* **PROBLEM**
Your task is to repeat the entries underneath exactly, minus the pictures.

* **LISTED RECORDS**

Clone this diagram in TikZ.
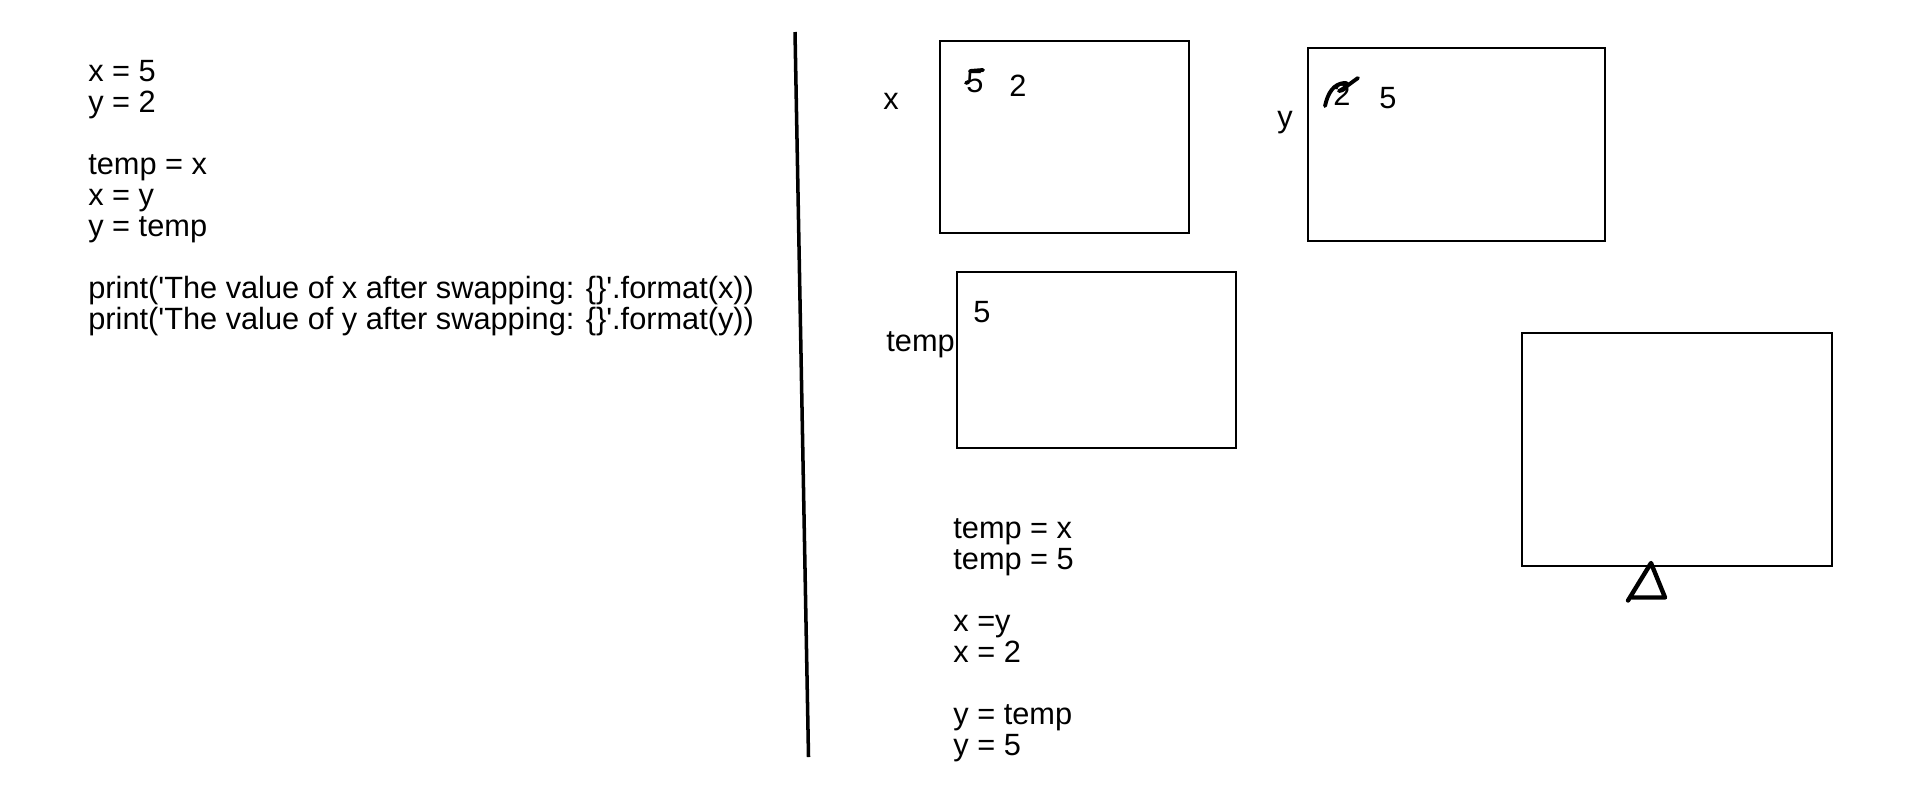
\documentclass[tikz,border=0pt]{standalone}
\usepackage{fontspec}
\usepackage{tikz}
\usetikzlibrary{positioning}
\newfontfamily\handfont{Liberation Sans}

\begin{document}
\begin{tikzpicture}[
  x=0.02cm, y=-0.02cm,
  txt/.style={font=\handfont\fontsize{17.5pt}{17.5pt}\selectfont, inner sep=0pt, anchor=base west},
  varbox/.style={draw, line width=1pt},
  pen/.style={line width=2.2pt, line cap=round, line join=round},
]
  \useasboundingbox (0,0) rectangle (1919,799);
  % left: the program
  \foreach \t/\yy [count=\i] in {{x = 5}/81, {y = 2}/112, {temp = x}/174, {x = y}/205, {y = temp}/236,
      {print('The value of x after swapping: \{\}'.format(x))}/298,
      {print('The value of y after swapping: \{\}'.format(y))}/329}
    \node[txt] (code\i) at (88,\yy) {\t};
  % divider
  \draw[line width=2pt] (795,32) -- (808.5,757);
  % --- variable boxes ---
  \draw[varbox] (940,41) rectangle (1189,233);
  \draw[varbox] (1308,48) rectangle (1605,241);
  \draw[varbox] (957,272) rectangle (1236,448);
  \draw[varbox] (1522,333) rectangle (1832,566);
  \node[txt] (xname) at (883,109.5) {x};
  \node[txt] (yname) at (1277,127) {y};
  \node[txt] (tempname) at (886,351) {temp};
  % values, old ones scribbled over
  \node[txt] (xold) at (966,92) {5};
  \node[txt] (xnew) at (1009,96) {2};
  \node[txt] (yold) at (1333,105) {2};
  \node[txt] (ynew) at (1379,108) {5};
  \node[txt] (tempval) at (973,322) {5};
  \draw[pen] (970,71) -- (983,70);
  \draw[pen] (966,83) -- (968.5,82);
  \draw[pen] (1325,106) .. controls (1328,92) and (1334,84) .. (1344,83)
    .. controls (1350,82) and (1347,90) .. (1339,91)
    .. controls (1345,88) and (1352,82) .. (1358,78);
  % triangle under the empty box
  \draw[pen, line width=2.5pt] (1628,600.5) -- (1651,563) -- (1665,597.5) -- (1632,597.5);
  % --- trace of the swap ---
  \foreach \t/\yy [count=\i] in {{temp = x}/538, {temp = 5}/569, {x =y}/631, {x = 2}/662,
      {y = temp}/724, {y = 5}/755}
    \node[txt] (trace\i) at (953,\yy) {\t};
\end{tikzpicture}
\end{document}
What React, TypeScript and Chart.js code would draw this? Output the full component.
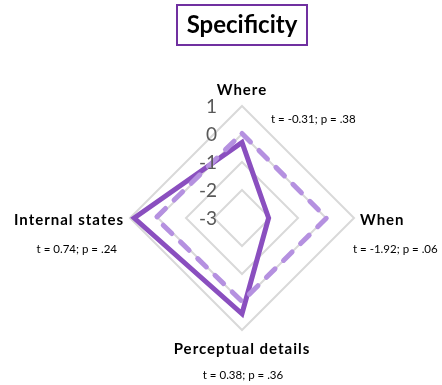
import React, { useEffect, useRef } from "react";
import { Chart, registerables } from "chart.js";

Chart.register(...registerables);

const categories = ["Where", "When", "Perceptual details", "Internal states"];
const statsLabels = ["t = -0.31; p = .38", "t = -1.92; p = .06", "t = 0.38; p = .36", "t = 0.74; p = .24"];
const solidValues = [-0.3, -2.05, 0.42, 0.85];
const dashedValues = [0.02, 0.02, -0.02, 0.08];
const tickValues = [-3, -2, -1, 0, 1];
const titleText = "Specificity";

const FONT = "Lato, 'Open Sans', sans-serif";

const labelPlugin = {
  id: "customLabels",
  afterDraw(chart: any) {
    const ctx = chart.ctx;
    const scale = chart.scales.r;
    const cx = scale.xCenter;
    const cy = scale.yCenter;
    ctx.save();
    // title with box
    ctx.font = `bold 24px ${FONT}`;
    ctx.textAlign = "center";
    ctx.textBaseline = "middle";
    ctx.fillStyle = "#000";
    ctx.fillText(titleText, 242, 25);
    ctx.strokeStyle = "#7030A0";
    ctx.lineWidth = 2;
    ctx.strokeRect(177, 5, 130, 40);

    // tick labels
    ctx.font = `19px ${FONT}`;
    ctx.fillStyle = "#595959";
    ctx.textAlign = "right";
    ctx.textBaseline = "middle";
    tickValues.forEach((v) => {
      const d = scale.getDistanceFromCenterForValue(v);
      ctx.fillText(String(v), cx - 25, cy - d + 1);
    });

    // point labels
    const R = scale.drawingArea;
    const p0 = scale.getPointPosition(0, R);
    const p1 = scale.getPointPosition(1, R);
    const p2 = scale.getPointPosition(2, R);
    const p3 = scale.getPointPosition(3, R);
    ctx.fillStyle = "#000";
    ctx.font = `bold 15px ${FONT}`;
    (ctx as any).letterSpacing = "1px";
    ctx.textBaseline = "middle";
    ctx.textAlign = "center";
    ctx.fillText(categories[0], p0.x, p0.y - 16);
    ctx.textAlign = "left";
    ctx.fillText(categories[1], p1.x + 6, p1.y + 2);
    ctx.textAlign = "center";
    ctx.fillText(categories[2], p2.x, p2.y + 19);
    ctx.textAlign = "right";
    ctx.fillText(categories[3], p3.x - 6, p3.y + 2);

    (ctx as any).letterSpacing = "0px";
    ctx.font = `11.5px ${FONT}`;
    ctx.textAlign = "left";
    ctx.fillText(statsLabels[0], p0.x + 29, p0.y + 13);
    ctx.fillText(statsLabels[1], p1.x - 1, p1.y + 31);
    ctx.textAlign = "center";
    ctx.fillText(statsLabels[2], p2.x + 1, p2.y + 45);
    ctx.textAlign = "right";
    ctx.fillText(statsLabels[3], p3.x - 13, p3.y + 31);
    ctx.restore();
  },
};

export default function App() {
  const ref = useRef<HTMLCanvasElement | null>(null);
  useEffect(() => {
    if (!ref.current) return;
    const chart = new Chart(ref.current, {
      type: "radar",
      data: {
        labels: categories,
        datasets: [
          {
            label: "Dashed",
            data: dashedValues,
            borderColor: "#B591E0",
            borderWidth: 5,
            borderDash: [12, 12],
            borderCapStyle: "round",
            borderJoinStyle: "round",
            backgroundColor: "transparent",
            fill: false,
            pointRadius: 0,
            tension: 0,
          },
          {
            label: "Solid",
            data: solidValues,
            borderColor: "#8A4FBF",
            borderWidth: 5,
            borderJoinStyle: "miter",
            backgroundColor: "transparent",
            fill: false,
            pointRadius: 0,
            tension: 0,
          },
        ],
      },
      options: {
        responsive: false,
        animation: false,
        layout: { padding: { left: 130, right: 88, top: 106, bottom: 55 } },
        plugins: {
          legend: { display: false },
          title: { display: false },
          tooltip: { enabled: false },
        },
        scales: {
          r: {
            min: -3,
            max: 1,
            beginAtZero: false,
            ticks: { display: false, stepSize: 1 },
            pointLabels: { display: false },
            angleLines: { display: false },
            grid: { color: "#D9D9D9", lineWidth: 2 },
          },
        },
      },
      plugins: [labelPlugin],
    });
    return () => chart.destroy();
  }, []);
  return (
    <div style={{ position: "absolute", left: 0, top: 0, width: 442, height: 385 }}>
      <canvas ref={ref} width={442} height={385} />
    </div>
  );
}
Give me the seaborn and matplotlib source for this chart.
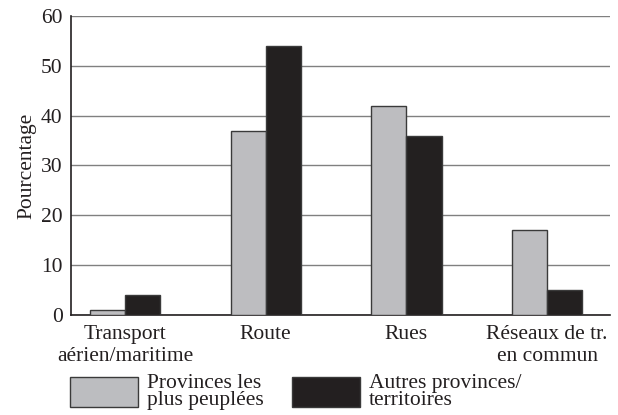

* **FINAL RESULT**
Clone this diagram in TikZ.
\documentclass[tikz,border=0pt]{standalone}
\usepackage{fontspec}
\usepackage{tikz}
\usetikzlibrary{positioning}
\newfontfamily\handfont{Liberation Sans}

\begin{document}
\begin{tikzpicture}[
  x=0.02cm, y=-0.02cm,
  txt/.style={font=\handfont\fontsize{17.5pt}{17.5pt}\selectfont, inner sep=0pt, anchor=base west},
  varbox/.style={draw, line width=1pt},
  pen/.style={line width=2.2pt, line cap=round, line join=round},
]
  \useasboundingbox (0,0) rectangle (1919,799);
  % left: the program
  \foreach \t/\yy [count=\i] in {{x = 5}/81, {y = 2}/112, {temp = x}/174, {x = y}/205, {y = temp}/236,
      {print('The value of x after swapping: \{\}'.format(x))}/298,
      {print('The value of y after swapping: \{\}'.format(y))}/329}
    \node[txt] (code\i) at (88,\yy) {\t};
  % divider
  \draw[line width=2pt] (795,32) -- (808.5,757);
  % --- variable boxes ---
  \draw[varbox] (940,41) rectangle (1189,233);
  \draw[varbox] (1308,48) rectangle (1605,241);
  \draw[varbox] (957,272) rectangle (1236,448);
  \draw[varbox] (1522,333) rectangle (1832,566);
  \node[txt] (xname) at (883,109.5) {x};
  \node[txt] (yname) at (1277,127) {y};
  \node[txt] (tempname) at (886,351) {temp};
  % values, old ones scribbled over
  \node[txt] (xold) at (966,92) {5};
  \node[txt] (xnew) at (1009,96) {2};
  \node[txt] (yold) at (1333,105) {2};
  \node[txt] (ynew) at (1379,108) {5};
  \node[txt] (tempval) at (973,322) {5};
  \draw[pen] (970,71) -- (983,70);
  \draw[pen] (966,83) -- (968.5,82);
  \draw[pen] (1325,106) .. controls (1328,92) and (1334,84) .. (1344,83)
    .. controls (1350,82) and (1347,90) .. (1339,91)
    .. controls (1345,88) and (1352,82) .. (1358,78);
  % triangle under the empty box
  \draw[pen, line width=2.5pt] (1628,600.5) -- (1651,563) -- (1665,597.5) -- (1632,597.5);
  % --- trace of the swap ---
  \foreach \t/\yy [count=\i] in {{temp = x}/538, {temp = 5}/569, {x =y}/631, {x = 2}/662,
      {y = temp}/724, {y = 5}/755}
    \node[txt] (trace\i) at (953,\yy) {\t};
\end{tikzpicture}
\end{document}
What React, TypeScript and Chart.js code would draw this? Output the full component.
import React, { useEffect, useRef } from "react";
import { Chart, registerables } from "chart.js";

Chart.register(...registerables);

const categories = ["Where", "When", "Perceptual details", "Internal states"];
const statsLabels = ["t = -0.31; p = .38", "t = -1.92; p = .06", "t = 0.38; p = .36", "t = 0.74; p = .24"];
const solidValues = [-0.3, -2.05, 0.42, 0.85];
const dashedValues = [0.02, 0.02, -0.02, 0.08];
const tickValues = [-3, -2, -1, 0, 1];
const titleText = "Specificity";

const FONT = "Lato, 'Open Sans', sans-serif";

const labelPlugin = {
  id: "customLabels",
  afterDraw(chart: any) {
    const ctx = chart.ctx;
    const scale = chart.scales.r;
    const cx = scale.xCenter;
    const cy = scale.yCenter;
    ctx.save();
    // title with box
    ctx.font = `bold 24px ${FONT}`;
    ctx.textAlign = "center";
    ctx.textBaseline = "middle";
    ctx.fillStyle = "#000";
    ctx.fillText(titleText, 242, 25);
    ctx.strokeStyle = "#7030A0";
    ctx.lineWidth = 2;
    ctx.strokeRect(177, 5, 130, 40);

    // tick labels
    ctx.font = `19px ${FONT}`;
    ctx.fillStyle = "#595959";
    ctx.textAlign = "right";
    ctx.textBaseline = "middle";
    tickValues.forEach((v) => {
      const d = scale.getDistanceFromCenterForValue(v);
      ctx.fillText(String(v), cx - 25, cy - d + 1);
    });

    // point labels
    const R = scale.drawingArea;
    const p0 = scale.getPointPosition(0, R);
    const p1 = scale.getPointPosition(1, R);
    const p2 = scale.getPointPosition(2, R);
    const p3 = scale.getPointPosition(3, R);
    ctx.fillStyle = "#000";
    ctx.font = `bold 15px ${FONT}`;
    (ctx as any).letterSpacing = "1px";
    ctx.textBaseline = "middle";
    ctx.textAlign = "center";
    ctx.fillText(categories[0], p0.x, p0.y - 16);
    ctx.textAlign = "left";
    ctx.fillText(categories[1], p1.x + 6, p1.y + 2);
    ctx.textAlign = "center";
    ctx.fillText(categories[2], p2.x, p2.y + 19);
    ctx.textAlign = "right";
    ctx.fillText(categories[3], p3.x - 6, p3.y + 2);

    (ctx as any).letterSpacing = "0px";
    ctx.font = `11.5px ${FONT}`;
    ctx.textAlign = "left";
    ctx.fillText(statsLabels[0], p0.x + 29, p0.y + 13);
    ctx.fillText(statsLabels[1], p1.x - 1, p1.y + 31);
    ctx.textAlign = "center";
    ctx.fillText(statsLabels[2], p2.x + 1, p2.y + 45);
    ctx.textAlign = "right";
    ctx.fillText(statsLabels[3], p3.x - 13, p3.y + 31);
    ctx.restore();
  },
};

export default function App() {
  const ref = useRef<HTMLCanvasElement | null>(null);
  useEffect(() => {
    if (!ref.current) return;
    const chart = new Chart(ref.current, {
      type: "radar",
      data: {
        labels: categories,
        datasets: [
          {
            label: "Dashed",
            data: dashedValues,
            borderColor: "#B591E0",
            borderWidth: 5,
            borderDash: [12, 12],
            borderCapStyle: "round",
            borderJoinStyle: "round",
            backgroundColor: "transparent",
            fill: false,
            pointRadius: 0,
            tension: 0,
          },
          {
            label: "Solid",
            data: solidValues,
            borderColor: "#8A4FBF",
            borderWidth: 5,
            borderJoinStyle: "miter",
            backgroundColor: "transparent",
            fill: false,
            pointRadius: 0,
            tension: 0,
          },
        ],
      },
      options: {
        responsive: false,
        animation: false,
        layout: { padding: { left: 130, right: 88, top: 106, bottom: 55 } },
        plugins: {
          legend: { display: false },
          title: { display: false },
          tooltip: { enabled: false },
        },
        scales: {
          r: {
            min: -3,
            max: 1,
            beginAtZero: false,
            ticks: { display: false, stepSize: 1 },
            pointLabels: { display: false },
            angleLines: { display: false },
            grid: { color: "#D9D9D9", lineWidth: 2 },
          },
        },
      },
      plugins: [labelPlugin],
    });
    return () => chart.destroy();
  }, []);
  return (
    <div style={{ position: "absolute", left: 0, top: 0, width: 442, height: 385 }}>
      <canvas ref={ref} width={442} height={385} />
    </div>
  );
}
Give me the seaborn and matplotlib source for this chart.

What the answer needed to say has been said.